SOURCE EXCERPT.

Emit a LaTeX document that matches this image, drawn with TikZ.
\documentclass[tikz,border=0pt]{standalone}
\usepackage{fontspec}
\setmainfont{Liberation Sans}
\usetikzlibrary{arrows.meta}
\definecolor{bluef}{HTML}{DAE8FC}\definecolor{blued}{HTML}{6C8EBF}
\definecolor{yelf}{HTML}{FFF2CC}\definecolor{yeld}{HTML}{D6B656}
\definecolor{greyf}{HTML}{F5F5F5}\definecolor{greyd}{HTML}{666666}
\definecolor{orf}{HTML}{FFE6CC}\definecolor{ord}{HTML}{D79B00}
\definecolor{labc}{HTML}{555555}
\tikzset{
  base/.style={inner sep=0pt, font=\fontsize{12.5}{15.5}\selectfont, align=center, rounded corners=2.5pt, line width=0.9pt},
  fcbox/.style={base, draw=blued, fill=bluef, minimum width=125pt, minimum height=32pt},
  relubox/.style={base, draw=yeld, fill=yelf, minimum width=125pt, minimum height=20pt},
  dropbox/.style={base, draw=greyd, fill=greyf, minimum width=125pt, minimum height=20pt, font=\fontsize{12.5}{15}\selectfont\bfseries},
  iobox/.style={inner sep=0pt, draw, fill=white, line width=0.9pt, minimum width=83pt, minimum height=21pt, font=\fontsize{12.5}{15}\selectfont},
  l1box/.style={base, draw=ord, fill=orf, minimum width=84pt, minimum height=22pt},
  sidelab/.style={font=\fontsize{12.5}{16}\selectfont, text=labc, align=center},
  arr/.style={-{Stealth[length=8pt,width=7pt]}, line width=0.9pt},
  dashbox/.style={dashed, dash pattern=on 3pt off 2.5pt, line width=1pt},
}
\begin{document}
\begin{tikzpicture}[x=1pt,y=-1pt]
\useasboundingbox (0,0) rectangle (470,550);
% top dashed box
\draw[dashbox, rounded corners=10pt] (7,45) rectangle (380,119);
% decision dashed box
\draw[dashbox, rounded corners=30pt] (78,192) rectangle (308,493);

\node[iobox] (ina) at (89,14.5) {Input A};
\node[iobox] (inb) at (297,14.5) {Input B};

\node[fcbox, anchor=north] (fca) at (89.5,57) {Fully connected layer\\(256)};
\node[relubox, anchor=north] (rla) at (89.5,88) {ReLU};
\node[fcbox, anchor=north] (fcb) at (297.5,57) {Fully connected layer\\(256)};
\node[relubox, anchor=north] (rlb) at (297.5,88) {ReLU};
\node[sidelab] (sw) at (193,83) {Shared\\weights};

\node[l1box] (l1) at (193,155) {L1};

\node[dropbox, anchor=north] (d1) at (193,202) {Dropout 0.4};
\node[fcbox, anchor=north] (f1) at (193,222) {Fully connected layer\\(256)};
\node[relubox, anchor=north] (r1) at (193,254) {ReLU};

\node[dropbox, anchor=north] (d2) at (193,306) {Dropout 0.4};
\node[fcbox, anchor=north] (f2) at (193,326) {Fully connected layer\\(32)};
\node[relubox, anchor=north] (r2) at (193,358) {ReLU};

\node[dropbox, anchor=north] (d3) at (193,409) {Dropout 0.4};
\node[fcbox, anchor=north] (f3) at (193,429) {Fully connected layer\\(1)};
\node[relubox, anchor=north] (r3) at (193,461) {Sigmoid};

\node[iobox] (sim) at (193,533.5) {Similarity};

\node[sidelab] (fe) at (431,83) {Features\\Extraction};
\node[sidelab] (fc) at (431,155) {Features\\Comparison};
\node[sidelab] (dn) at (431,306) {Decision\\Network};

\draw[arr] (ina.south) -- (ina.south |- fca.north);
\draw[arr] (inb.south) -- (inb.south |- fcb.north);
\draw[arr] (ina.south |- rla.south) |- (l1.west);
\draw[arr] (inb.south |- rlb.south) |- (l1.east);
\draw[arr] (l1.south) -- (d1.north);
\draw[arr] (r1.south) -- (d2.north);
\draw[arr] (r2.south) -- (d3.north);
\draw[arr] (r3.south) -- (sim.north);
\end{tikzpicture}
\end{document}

WHAT NEEDS TO BE DONE.
Copy the material above back out, exactly as written.

COMPLETE OUTPUT.
Emit a LaTeX document that matches this image, drawn with TikZ.
\documentclass[tikz,border=0pt]{standalone}
\usepackage{fontspec}
\setmainfont{Liberation Sans}
\usetikzlibrary{arrows.meta}
\definecolor{bluef}{HTML}{DAE8FC}\definecolor{blued}{HTML}{6C8EBF}
\definecolor{yelf}{HTML}{FFF2CC}\definecolor{yeld}{HTML}{D6B656}
\definecolor{greyf}{HTML}{F5F5F5}\definecolor{greyd}{HTML}{666666}
\definecolor{orf}{HTML}{FFE6CC}\definecolor{ord}{HTML}{D79B00}
\definecolor{labc}{HTML}{555555}
\tikzset{
  base/.style={inner sep=0pt, font=\fontsize{12.5}{15.5}\selectfont, align=center, rounded corners=2.5pt, line width=0.9pt},
  fcbox/.style={base, draw=blued, fill=bluef, minimum width=125pt, minimum height=32pt},
  relubox/.style={base, draw=yeld, fill=yelf, minimum width=125pt, minimum height=20pt},
  dropbox/.style={base, draw=greyd, fill=greyf, minimum width=125pt, minimum height=20pt, font=\fontsize{12.5}{15}\selectfont\bfseries},
  iobox/.style={inner sep=0pt, draw, fill=white, line width=0.9pt, minimum width=83pt, minimum height=21pt, font=\fontsize{12.5}{15}\selectfont},
  l1box/.style={base, draw=ord, fill=orf, minimum width=84pt, minimum height=22pt},
  sidelab/.style={font=\fontsize{12.5}{16}\selectfont, text=labc, align=center},
  arr/.style={-{Stealth[length=8pt,width=7pt]}, line width=0.9pt},
  dashbox/.style={dashed, dash pattern=on 3pt off 2.5pt, line width=1pt},
}
\begin{document}
\begin{tikzpicture}[x=1pt,y=-1pt]
\useasboundingbox (0,0) rectangle (470,550);
% top dashed box
\draw[dashbox, rounded corners=10pt] (7,45) rectangle (380,119);
% decision dashed box
\draw[dashbox, rounded corners=30pt] (78,192) rectangle (308,493);

\node[iobox] (ina) at (89,14.5) {Input A};
\node[iobox] (inb) at (297,14.5) {Input B};

\node[fcbox, anchor=north] (fca) at (89.5,57) {Fully connected layer\\(256)};
\node[relubox, anchor=north] (rla) at (89.5,88) {ReLU};
\node[fcbox, anchor=north] (fcb) at (297.5,57) {Fully connected layer\\(256)};
\node[relubox, anchor=north] (rlb) at (297.5,88) {ReLU};
\node[sidelab] (sw) at (193,83) {Shared\\weights};

\node[l1box] (l1) at (193,155) {L1};

\node[dropbox, anchor=north] (d1) at (193,202) {Dropout 0.4};
\node[fcbox, anchor=north] (f1) at (193,222) {Fully connected layer\\(256)};
\node[relubox, anchor=north] (r1) at (193,254) {ReLU};

\node[dropbox, anchor=north] (d2) at (193,306) {Dropout 0.4};
\node[fcbox, anchor=north] (f2) at (193,326) {Fully connected layer\\(32)};
\node[relubox, anchor=north] (r2) at (193,358) {ReLU};

\node[dropbox, anchor=north] (d3) at (193,409) {Dropout 0.4};
\node[fcbox, anchor=north] (f3) at (193,429) {Fully connected layer\\(1)};
\node[relubox, anchor=north] (r3) at (193,461) {Sigmoid};

\node[iobox] (sim) at (193,533.5) {Similarity};

\node[sidelab] (fe) at (431,83) {Features\\Extraction};
\node[sidelab] (fc) at (431,155) {Features\\Comparison};
\node[sidelab] (dn) at (431,306) {Decision\\Network};

\draw[arr] (ina.south) -- (ina.south |- fca.north);
\draw[arr] (inb.south) -- (inb.south |- fcb.north);
\draw[arr] (ina.south |- rla.south) |- (l1.west);
\draw[arr] (inb.south |- rlb.south) |- (l1.east);
\draw[arr] (l1.south) -- (d1.north);
\draw[arr] (r1.south) -- (d2.north);
\draw[arr] (r2.south) -- (d3.north);
\draw[arr] (r3.south) -- (sim.north);
\end{tikzpicture}
\end{document}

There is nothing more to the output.